## Problem statement
Which lines contain the word "chart"? Return each of them as written.

#### Given data

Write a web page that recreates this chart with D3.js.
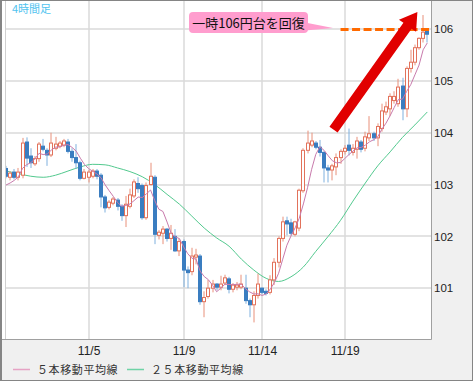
<!DOCTYPE html>
<html>
<head>
<meta charset="utf-8">
<script src="https://cdn.jsdelivr.net/npm/d3@7"></script>
<style>
body{margin:0;background:#fff}
svg{display:block}
text{font-family:"Liberation Sans",Arial,sans-serif}
.jp{font-family:"Noto Sans CJK JP",sans-serif}
</style>
</head>
<body>
<div id="chart"></div>
<script>
var opens=[103.31,103.14,103.24,103.14,103.18,103.82,103.55,103.40,103.50,103.74,
103.66,103.57,103.70,103.74,103.76,103.82,103.64,103.52,103.42,103.12,
103.14,103.16,103.26,103.18,102.76,102.56,102.64,102.70,102.58,102.40,
102.58,102.78,103.02,102.98,102.36,103.00,103.14,102.02,102.06,102.14,
101.96,102.00,101.72,101.90,101.35,101.32,101.60,101.62,100.74,100.84,
101.00,101.08,101.02,101.10,101.18,100.98,101.02,101.02,101.00,100.76,
100.68,100.86,101.00,100.94,100.92,101.16,101.50,101.96,102.30,102.26,
102.04,102.16,102.88,103.66,103.76,103.80,103.72,103.62,103.32,103.28,
103.34,103.52,103.64,103.76,103.62,103.68,103.82,103.70,103.90,103.98,
103.90,104.08,104.40,104.46,104.62,104.56,104.90,104.46,105.24,105.36,
105.64,105.82,105.98];
var highs=[103.36,103.26,103.30,103.32,103.90,103.91,103.70,103.55,103.82,103.88,
103.70,104.00,103.92,103.84,103.88,103.88,103.70,103.78,103.46,103.30,
103.28,103.30,103.30,103.22,102.80,102.70,102.76,102.74,102.62,102.78,
102.92,103.10,103.14,103.02,103.04,103.42,103.18,102.12,102.20,102.16,
102.22,102.14,101.96,101.94,101.42,101.78,101.76,101.66,100.94,101.16,
101.16,101.10,101.24,101.26,101.22,101.10,101.12,101.26,101.26,100.80,
100.94,101.28,101.02,100.98,101.25,101.58,102.00,102.38,102.38,102.34,
102.30,102.92,103.70,104.04,104.00,103.84,103.86,103.64,103.38,103.40,
103.60,103.68,103.76,104.08,103.78,103.92,103.86,104.02,104.32,104.02,
104.18,104.56,104.60,104.76,104.80,105.04,105.06,105.28,105.60,105.70,
105.84,106.27,106.00];
var lows=[103.12,103.08,103.10,103.08,103.12,103.34,103.32,103.36,103.44,103.64,
103.36,103.53,103.66,103.70,103.72,103.60,103.44,103.30,103.08,103.10,
103.04,103.12,103.10,102.56,102.46,102.52,102.60,102.50,102.30,102.18,
102.54,102.74,102.84,102.32,102.32,102.98,101.85,101.94,101.85,101.90,
101.74,101.70,101.62,101.02,101.00,101.25,101.46,100.68,100.44,100.80,
100.92,100.96,100.96,101.06,100.90,100.92,100.96,100.98,100.70,100.44,
100.34,100.80,100.88,100.86,100.88,101.06,101.40,101.90,102.02,102.02,
102.00,102.10,102.84,103.60,103.72,103.68,103.54,103.04,103.04,103.08,
103.18,103.40,103.58,103.56,103.56,103.50,103.62,103.64,103.84,103.84,
103.74,104.02,104.34,104.32,104.56,104.50,104.24,104.30,105.16,105.30,
105.60,105.74,105.74];
var closes=[103.16,103.22,103.14,103.24,103.80,103.51,103.42,103.50,103.78,103.68,
103.57,103.80,103.78,103.80,103.84,103.64,103.52,103.42,103.12,103.24,
103.24,103.26,103.16,102.76,102.55,102.66,102.72,102.58,102.40,102.62,
102.80,103.05,102.92,102.36,102.98,103.16,102.04,102.08,102.14,101.96,
102.06,101.72,101.90,101.35,101.30,101.62,101.64,100.74,100.82,101.00,
101.08,101.02,101.08,101.20,100.98,101.06,101.06,101.08,100.76,100.68,
100.86,101.08,100.92,100.90,101.16,101.50,101.96,102.28,102.24,102.06,
102.28,102.89,103.66,103.80,103.84,103.72,103.62,103.32,103.28,103.36,
103.52,103.64,103.70,103.66,103.70,103.84,103.68,103.92,103.98,103.90,
104.12,104.42,104.50,104.70,104.70,104.88,104.46,105.24,105.36,105.64,
105.82,105.94,105.90];
// 5MA of the first bars (earlier closes are off the chart)
var ma5Lead=[102.99,103.03,103.08,103.15];
// 25MA: [bar, value]
var ma25=[[0,103.26],[3,103.21],[6,103.16],[9,103.14],[12,103.18],[15,103.26],[18,103.34],
[21,103.39],[24,103.38],[27,103.32],[30,103.25],[33,103.15],[36,103.00],[39,102.81],
[42,102.62],[45,102.39],[48,102.16],[51,101.97],[54,101.81],[57,101.56],[60,101.35],
[63,101.19],[66,101.13],[69,101.22],[72,101.41],[75,101.71],[78,102.00],[81,102.31],
[84,102.68],[87,103.03],[90,103.36],[93,103.63],[96,103.91],[99,104.15],[102,104.40]];
var tickIdx=[20,43,62,82];
var tickLabels=["11/5","11/9","11/14","11/19"];
var yTicks=[101,102,103,104,105,106];
var legendLabels=["５本移動平均線","２５本移動平均線"];
var titleText="4時間足";
var noteText="一時106円台を回復";
var noteLevel=106;

var W=473,H=381;
var plot={l:6,t:0,r:431,b:339};
var upCol="#e2725b",downCol="#3a7dc0",ma5Col="#c87aac",ma25Col="#52c98e";

var svg=d3.select("#chart").append("svg").attr("width",W).attr("height",H);

var x=d3.scaleLinear().domain([0,102]).range([6,427.3]);
var y=d3.scaleLinear().domain([100.02,106.56]).range([plot.b,plot.t]);

svg.append("rect").attr("x",0).attr("y",0).attr("width",W).attr("height",H).attr("fill","#f0f0f0");
svg.append("rect").attr("x",0).attr("y",0).attr("width",plot.r).attr("height",plot.b).attr("fill","#fff");

svg.append("defs").append("clipPath").attr("id","clip")
    .append("rect").attr("x",plot.l).attr("y",plot.t).attr("width",plot.r-plot.l).attr("height",plot.b-plot.t);

var grid=svg.append("g").attr("stroke","#dadada").attr("stroke-width",1.5);
grid.selectAll("line.h").data(yTicks).enter().append("line").attr("class","h")
    .attr("x1",plot.l).attr("x2",plot.r)
    .attr("y1",function(d){return Math.round(y(d))}).attr("y2",function(d){return Math.round(y(d))});
grid.selectAll("line.v").data(tickIdx).enter().append("line").attr("class","v")
    .attr("x1",function(d){return Math.round(x(d))}).attr("x2",function(d){return Math.round(x(d))})
    .attr("y1",plot.t).attr("y2",plot.b);

var bars=opens.map(function(o,i){return {i:i,o:o,h:highs[i],l:lows[i],c:closes[i]}});

var ma5=bars.map(function(d,i){
    if(i<4) return {i:i,v:ma5Lead[i]};
    return {i:i,v:d3.mean(closes.slice(i-4,i+1))};
});

var g=svg.append("g").attr("clip-path","url(#clip)");

g.append("path").datum(ma25)
    .attr("fill","none").attr("stroke",ma25Col).attr("stroke-width",1)
    .attr("d",d3.line().x(function(d){return x(d[0])}).y(function(d){return y(d[1])}).curve(d3.curveMonotoneX));

var candle=g.selectAll("g.c").data(bars).enter().append("g").attr("class","c");
candle.append("line")
    .attr("x1",function(d){return Math.round(x(d.i))}).attr("x2",function(d){return Math.round(x(d.i))})
    .attr("y1",function(d){return y(d.h)}).attr("y2",function(d){return y(d.l)})
    .attr("stroke",function(d){return d.c>=d.o?"#e8907a":"#7fb0de"}).attr("stroke-width",1);
candle.append("rect")
    .attr("x",function(d){return Math.round(x(d.i))-1.5})
    .attr("width",3)
    .attr("y",function(d){return y(Math.max(d.o,d.c))})
    .attr("height",function(d){return Math.max(1,Math.abs(y(d.o)-y(d.c)))})
    .attr("fill",function(d){return d.c>=d.o?"#fff":downCol})
    .attr("stroke",function(d){return d.c>=d.o?upCol:downCol})
    .attr("stroke-width",1);

g.append("path").datum(ma5)
    .attr("fill","none").attr("stroke",ma5Col).attr("stroke-width",1)
    .attr("d",d3.line().x(function(d){return x(d.i)}).y(function(d){return y(d.v)}));

// frame
svg.append("line").attr("x1",plot.l-0.5).attr("x2",plot.l-0.5).attr("y1",0).attr("y2",plot.b).attr("stroke","#d0d0d0");
svg.append("polyline").attr("points",(plot.r+0.5)+",0 "+(plot.r+0.5)+","+(plot.b+0.5)+" 0,"+(plot.b+0.5))
    .attr("fill","none").attr("stroke","#a0a0a0");

// axes
var yAxis=svg.append("g").attr("transform","translate("+plot.r+",0)")
    .call(d3.axisRight(y).tickValues(yTicks).tickSize(0).tickPadding(3).tickFormat(d3.format("d")));
var xAxis=svg.append("g").attr("transform","translate(0,"+plot.b+")")
    .call(d3.axisBottom(x).tickValues(tickIdx).tickSize(0).tickPadding(7)
        .tickFormat(function(d,i){return tickLabels[i]}));
[yAxis,xAxis].forEach(function(a){
    a.select(".domain").remove();
    a.selectAll("text").attr("fill","#222").style("font-size","12px").style("font-family","\"Liberation Sans\",Arial,sans-serif");
});
yAxis.selectAll("text").style("font-size","11.5px");

// title
svg.append("text").attr("class","jp").attr("x",12).attr("y",13)
    .attr("fill","#4fc3ef").style("font-size","11px").text(titleText);

// dashed level
svg.append("line").attr("x1",x(81)).attr("x2",plot.r).attr("y1",y(noteLevel)+0.5).attr("y2",y(noteLevel)+0.5)
    .attr("stroke","#ff6a00").attr("stroke-width",3).attr("stroke-dasharray","8,3.5");

// arrow
function arrowPoints(x0,y0,x1,y1,hw,headL,headW) {
    var dx=x1-x0,dy=y1-y0,len=Math.sqrt(dx*dx+dy*dy);
    var ux=dx/len,uy=dy/len,nx=-uy,ny=ux;
    var bx=x1-ux*headL,by=y1-uy*headL;
    var pts=[[x0+nx*hw,y0+ny*hw],[bx+nx*hw,by+ny*hw],[bx+nx*headW,by+ny*headW],[x1,y1],
        [bx-nx*headW,by-ny*headW],[bx-nx*hw,by-ny*hw],[x0-nx*hw,y0-ny*hw]];
    return pts.map(function(p){return p[0]+","+p[1]}).join(" ");
}
svg.append("polygon")
    .attr("points",arrowPoints(x(79.3),y(104.06),x(99.6),y(106.33),5,17,10.5))
    .attr("fill","#e10000");

// callout
var note=svg.append("g");
note.append("polygon").attr("points","305,22.5 333,28 305,30.5").attr("fill","#ff9dce");
note.append("rect").attr("x",189).attr("y",12).attr("width",119).attr("height",21).attr("rx",4)
    .attr("fill","#ff9dce");
note.append("text").attr("class","jp").attr("x",248.5).attr("y",27.5).attr("text-anchor","middle")
    .attr("fill","#111").style("font-size","13px").text(noteText);

// legend
var legend=svg.append("g").attr("transform","translate(0,369)");
var lx=[13,127];
var lcol=["#e6a3c4","#6fd3a6"];
legendLabels.forEach(function(t,i){
    legend.append("line").attr("x1",lx[i]).attr("x2",lx[i]+17).attr("y1",0.5).attr("y2",0.5)
        .attr("stroke",lcol[i]).attr("stroke-width",1.5);
    legend.append("text").attr("class","jp").attr("x",lx[i]+24).attr("y",4.5)
        .attr("fill","#333").style("font-size","11px").style("letter-spacing","0.6px").text(t);
});

// outer border
svg.append("rect").attr("x",0.5).attr("y",0.5).attr("width",W-1).attr("height",H-1)
    .attr("fill","none").attr("stroke","#858585");
svg.append("line").attr("x1",1.5).attr("x2",1.5).attr("y1",0).attr("y2",H).attr("stroke","#858585");
</script>
</body>
</html>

########

## Result for this exercise
Write a web page that recreates this chart with D3.js.
<div id="chart"></div>
// 5MA of the first bars (earlier closes are off the chart)
var svg=d3.select("#chart").append("svg").attr("width",W).attr("height",H);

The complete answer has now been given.